Mike Evans (14 TDs vs. 7.5 expected TDs)

So not only did Evans finish second in touchdowns over expected, but his actual expected touchdowns (the one that's derived based on his usage) should also come down because the Bucs offense will be much worse. Some of this could be offset by the possible departures of Chris Godwin (franchise tag candidate), Antonio Brown (you know), and Rob Gronkowski (retirement plus free agent), but his true mean for 2022 touchdowns is probably closer to 6-8, not 14. Evans is a mid-range WR2 for me entering the offseason.

DK Metcalf (12 TDs vs. 6.4 expected TDs)

I refuse to write about how my stupid model is betting against DeKaylin Zecharius Metcalf, so I'll keep it short.
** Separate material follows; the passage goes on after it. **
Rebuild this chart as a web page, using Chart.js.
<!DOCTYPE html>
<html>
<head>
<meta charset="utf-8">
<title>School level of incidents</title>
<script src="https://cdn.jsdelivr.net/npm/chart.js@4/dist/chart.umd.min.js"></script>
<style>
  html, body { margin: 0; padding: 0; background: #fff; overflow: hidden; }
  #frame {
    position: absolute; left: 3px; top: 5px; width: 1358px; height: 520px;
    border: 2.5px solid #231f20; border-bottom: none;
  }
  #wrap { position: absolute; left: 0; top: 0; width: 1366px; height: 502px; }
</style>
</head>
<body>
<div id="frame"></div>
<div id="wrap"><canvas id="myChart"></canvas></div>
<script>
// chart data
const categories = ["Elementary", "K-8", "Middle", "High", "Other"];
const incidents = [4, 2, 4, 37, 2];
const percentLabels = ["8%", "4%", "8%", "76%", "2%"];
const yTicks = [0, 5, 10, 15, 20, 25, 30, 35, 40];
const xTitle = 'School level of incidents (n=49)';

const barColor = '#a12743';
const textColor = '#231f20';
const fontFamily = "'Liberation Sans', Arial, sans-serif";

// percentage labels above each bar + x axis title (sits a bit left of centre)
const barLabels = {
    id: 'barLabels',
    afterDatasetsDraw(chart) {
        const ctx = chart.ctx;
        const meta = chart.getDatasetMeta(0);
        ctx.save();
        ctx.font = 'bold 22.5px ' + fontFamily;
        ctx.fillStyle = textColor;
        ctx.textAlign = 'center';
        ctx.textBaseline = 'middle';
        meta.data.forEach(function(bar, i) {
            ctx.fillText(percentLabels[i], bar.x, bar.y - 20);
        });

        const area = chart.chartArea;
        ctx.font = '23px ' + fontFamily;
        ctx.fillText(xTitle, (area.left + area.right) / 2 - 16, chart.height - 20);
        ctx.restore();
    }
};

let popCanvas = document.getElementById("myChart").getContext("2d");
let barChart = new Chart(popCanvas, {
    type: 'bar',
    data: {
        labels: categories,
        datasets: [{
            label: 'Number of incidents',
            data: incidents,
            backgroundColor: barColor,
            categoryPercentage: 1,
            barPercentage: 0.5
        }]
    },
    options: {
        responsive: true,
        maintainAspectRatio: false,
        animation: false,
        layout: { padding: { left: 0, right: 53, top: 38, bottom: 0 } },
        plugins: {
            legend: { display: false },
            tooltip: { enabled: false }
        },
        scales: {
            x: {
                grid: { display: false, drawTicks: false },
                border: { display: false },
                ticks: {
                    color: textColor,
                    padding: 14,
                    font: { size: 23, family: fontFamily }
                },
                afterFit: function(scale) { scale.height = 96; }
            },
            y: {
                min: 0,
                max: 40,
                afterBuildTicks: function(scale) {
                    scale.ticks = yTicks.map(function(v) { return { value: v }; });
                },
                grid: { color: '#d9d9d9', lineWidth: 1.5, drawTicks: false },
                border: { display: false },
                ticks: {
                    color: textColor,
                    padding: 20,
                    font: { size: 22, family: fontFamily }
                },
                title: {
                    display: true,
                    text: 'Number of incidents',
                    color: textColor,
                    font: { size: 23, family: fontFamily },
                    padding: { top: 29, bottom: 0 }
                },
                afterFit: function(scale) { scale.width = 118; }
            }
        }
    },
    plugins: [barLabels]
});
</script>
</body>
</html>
Metcalf is going to outperform my model, but just not this much. 8-10 scores sounds fair, assuming Russell Wilson hangs around and that's not a lock right now.

Adam Thielen (10 TDs vs. 5.7 expected TDs)

Thielen has been a receiving touchdown model breaker for a few seasons now, but I think he's truly a negative regression candidate this year for a few reasons. Most importantly, he was fourth in touchdowns over expected, but Thielen will also have to overcome the age model (32 years old) and the Vikings' overall offensive efficiency regression. His 2022 projected touchdowns should be closer to the 5-7 range, not 10. This regression is fully baked into 2022 ADPs on Underdog Fantasy, however, so I'm not fading him right now. In fact, I like him as a bit of a value with everyone onto younger players.

Cooper Kupp (16 TDs vs. 13.5 expected TDs)

Kupp isn't as big of a negative regression candidate as most think. He was expected to score 13.5 touchdowns based on his usage last year, so as long as his usage stays in a similar spot next season, then he should remain in the double digit zone. In other words, his baseline for touchdowns is just off the charts good right now because of the Rams' offense and his own play. If I had to pick who will score more touchdowns between Kupp and Chase next year, give me Kupp. His touchdown scoring was less outliery.